▶ Given task: Repeat exactly the lines from the start through the line with "from matplotlib.patches import Polygon", both ends included.

▶ Record set:
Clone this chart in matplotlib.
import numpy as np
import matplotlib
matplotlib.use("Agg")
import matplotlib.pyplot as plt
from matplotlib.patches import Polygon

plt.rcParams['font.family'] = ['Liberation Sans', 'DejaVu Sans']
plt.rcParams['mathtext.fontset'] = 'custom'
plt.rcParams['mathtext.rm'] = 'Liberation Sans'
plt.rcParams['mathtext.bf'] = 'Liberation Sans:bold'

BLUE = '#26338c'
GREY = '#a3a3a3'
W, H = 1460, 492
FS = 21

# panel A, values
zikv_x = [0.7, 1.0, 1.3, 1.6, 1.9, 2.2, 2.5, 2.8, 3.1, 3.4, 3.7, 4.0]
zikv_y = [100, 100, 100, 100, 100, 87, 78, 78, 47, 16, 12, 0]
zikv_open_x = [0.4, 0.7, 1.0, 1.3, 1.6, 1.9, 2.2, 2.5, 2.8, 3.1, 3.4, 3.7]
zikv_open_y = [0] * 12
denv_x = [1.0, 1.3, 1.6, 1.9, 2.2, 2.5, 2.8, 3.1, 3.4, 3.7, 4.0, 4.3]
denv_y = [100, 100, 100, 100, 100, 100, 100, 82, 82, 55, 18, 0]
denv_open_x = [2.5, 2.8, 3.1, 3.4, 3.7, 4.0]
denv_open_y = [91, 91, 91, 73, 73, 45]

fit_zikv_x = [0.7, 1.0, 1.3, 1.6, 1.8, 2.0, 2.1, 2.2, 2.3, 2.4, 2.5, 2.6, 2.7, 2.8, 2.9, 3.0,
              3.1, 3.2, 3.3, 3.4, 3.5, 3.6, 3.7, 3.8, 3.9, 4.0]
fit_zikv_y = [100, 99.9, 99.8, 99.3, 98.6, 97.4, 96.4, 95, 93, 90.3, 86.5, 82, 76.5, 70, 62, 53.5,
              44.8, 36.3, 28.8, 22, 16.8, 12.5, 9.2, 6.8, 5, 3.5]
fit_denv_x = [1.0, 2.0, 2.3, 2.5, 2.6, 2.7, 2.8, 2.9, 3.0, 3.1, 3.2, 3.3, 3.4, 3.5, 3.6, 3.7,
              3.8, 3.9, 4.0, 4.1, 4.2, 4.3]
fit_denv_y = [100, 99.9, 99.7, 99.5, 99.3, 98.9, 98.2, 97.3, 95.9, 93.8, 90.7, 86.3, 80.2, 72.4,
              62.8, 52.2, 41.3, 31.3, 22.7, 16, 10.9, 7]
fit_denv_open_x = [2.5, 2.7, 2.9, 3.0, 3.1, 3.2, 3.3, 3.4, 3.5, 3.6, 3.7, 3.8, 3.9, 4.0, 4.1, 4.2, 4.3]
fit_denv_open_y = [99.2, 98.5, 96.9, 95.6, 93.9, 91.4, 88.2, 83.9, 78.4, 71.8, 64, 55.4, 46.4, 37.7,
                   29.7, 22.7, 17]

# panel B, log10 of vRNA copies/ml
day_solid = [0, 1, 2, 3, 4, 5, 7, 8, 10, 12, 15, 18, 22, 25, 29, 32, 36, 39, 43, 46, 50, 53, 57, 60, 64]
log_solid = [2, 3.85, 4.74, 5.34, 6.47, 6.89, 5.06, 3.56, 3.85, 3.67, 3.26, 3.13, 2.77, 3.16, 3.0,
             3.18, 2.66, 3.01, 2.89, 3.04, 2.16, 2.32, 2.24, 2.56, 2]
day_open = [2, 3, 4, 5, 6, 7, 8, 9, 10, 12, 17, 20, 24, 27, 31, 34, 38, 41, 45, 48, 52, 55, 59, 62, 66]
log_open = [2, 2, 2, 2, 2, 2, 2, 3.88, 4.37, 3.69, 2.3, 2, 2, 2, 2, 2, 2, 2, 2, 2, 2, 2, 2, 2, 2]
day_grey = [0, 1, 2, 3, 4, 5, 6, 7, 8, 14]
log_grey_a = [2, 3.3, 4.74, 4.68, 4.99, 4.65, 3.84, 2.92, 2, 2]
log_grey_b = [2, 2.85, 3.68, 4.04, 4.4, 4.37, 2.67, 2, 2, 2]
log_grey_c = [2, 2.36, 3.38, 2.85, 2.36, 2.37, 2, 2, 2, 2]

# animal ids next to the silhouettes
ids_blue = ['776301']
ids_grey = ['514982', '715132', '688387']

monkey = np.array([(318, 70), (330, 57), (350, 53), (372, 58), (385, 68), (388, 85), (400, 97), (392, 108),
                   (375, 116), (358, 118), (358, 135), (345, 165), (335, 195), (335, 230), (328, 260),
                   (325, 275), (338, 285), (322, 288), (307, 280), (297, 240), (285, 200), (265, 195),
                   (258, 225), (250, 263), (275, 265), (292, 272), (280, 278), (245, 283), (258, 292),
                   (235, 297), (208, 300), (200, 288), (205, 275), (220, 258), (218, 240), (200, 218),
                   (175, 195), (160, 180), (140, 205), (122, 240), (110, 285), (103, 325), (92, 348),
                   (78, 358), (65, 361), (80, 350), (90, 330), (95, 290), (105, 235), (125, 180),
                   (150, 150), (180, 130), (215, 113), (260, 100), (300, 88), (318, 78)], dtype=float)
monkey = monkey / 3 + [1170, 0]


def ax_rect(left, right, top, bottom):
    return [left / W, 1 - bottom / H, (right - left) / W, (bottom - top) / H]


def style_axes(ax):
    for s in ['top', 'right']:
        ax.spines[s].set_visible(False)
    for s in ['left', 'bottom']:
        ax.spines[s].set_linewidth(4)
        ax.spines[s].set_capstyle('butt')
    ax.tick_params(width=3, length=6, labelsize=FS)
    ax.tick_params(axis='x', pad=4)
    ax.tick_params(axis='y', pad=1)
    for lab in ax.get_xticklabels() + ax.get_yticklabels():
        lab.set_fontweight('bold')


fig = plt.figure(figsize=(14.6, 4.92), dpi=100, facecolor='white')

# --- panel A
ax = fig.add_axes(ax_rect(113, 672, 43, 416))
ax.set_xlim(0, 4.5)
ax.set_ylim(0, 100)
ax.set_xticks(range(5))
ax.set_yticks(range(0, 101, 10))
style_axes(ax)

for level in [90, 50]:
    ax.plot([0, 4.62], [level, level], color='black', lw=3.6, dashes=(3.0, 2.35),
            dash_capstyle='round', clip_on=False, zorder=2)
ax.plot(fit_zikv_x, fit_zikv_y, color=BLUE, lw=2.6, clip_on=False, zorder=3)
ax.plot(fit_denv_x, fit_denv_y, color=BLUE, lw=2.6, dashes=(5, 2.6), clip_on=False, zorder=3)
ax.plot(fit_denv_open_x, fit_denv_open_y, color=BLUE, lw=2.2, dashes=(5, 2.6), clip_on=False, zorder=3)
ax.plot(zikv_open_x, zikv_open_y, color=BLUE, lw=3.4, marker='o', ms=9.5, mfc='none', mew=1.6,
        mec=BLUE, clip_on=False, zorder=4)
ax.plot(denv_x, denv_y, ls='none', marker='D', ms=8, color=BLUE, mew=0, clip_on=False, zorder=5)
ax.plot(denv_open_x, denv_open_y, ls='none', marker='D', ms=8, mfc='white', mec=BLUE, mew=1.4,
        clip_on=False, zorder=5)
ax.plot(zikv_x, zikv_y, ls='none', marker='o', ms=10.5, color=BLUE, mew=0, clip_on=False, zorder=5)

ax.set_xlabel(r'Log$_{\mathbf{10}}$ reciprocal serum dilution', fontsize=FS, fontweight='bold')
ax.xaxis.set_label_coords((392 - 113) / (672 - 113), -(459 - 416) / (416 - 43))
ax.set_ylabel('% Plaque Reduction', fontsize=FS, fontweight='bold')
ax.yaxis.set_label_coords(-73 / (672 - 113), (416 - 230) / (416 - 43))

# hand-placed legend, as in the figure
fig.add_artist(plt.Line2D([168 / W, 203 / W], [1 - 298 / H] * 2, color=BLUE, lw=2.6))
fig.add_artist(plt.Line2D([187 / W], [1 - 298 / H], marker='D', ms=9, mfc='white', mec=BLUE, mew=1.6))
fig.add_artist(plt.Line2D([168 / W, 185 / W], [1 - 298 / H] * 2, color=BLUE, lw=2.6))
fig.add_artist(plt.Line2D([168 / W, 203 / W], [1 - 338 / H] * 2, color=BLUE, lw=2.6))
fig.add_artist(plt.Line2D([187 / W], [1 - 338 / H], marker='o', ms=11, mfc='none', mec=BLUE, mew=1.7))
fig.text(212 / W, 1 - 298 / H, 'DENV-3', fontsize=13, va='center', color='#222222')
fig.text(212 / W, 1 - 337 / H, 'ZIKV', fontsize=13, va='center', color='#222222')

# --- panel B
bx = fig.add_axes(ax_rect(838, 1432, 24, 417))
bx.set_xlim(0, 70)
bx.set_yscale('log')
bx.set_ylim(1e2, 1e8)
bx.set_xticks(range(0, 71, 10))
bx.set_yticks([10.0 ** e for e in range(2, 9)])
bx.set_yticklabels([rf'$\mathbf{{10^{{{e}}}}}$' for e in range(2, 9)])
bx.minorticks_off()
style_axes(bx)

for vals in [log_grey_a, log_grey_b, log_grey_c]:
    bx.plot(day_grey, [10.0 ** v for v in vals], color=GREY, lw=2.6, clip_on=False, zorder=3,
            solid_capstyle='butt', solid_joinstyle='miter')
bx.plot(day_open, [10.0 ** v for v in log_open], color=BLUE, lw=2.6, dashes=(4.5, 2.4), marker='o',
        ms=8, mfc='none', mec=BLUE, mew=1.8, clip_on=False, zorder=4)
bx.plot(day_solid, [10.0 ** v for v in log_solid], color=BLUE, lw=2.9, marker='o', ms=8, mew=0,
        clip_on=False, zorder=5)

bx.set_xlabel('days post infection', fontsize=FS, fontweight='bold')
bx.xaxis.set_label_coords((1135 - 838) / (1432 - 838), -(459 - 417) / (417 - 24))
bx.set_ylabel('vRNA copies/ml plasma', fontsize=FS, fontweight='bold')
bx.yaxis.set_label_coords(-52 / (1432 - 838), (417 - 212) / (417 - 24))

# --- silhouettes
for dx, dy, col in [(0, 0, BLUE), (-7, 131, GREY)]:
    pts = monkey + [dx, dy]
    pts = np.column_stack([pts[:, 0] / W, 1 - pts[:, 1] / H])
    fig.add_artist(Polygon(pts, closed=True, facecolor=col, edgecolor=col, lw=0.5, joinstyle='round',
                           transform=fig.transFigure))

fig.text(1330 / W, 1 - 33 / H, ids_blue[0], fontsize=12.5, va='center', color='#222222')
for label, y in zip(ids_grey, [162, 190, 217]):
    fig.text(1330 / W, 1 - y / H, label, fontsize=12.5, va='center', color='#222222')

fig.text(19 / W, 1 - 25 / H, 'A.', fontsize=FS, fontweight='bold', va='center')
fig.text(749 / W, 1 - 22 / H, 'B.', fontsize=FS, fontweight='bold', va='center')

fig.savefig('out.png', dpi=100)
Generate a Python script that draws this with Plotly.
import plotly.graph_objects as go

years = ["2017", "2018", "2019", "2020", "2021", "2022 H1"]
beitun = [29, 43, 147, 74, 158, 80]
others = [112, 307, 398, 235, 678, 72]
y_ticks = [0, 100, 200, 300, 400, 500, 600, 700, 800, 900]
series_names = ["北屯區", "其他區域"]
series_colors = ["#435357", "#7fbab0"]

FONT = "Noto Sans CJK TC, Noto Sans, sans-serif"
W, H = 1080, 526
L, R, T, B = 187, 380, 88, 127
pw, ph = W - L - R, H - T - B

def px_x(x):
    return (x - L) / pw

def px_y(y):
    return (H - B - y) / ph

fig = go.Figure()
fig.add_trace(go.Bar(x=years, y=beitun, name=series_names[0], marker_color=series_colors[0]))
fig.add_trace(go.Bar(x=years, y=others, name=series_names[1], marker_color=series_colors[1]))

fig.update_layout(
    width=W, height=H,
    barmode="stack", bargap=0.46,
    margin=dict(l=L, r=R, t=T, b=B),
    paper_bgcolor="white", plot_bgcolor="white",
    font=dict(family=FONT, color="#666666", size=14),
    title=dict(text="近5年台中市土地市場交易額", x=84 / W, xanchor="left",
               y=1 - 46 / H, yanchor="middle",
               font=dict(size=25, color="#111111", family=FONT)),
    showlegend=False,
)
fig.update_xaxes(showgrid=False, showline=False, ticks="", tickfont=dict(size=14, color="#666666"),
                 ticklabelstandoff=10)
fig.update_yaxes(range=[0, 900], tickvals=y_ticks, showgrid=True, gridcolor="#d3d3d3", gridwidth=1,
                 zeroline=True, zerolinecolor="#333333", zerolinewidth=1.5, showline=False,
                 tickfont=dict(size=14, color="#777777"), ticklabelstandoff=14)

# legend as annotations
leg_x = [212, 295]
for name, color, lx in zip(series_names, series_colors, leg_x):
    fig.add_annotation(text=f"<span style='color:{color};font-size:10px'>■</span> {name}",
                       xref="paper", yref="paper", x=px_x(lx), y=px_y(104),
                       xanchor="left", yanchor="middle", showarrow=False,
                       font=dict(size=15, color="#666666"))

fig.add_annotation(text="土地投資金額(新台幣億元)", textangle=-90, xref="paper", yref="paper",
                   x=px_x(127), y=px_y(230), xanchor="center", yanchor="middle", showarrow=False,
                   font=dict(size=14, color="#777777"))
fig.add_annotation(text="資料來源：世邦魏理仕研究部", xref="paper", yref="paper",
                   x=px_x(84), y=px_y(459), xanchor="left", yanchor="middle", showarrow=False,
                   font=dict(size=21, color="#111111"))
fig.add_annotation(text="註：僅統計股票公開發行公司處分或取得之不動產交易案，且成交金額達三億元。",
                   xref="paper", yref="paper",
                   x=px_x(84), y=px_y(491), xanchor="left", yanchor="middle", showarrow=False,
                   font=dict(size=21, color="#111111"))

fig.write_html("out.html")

▶ Full solution:
Clone this chart in matplotlib.
import numpy as np
import matplotlib
matplotlib.use("Agg")
import matplotlib.pyplot as plt
from matplotlib.patches import Polygon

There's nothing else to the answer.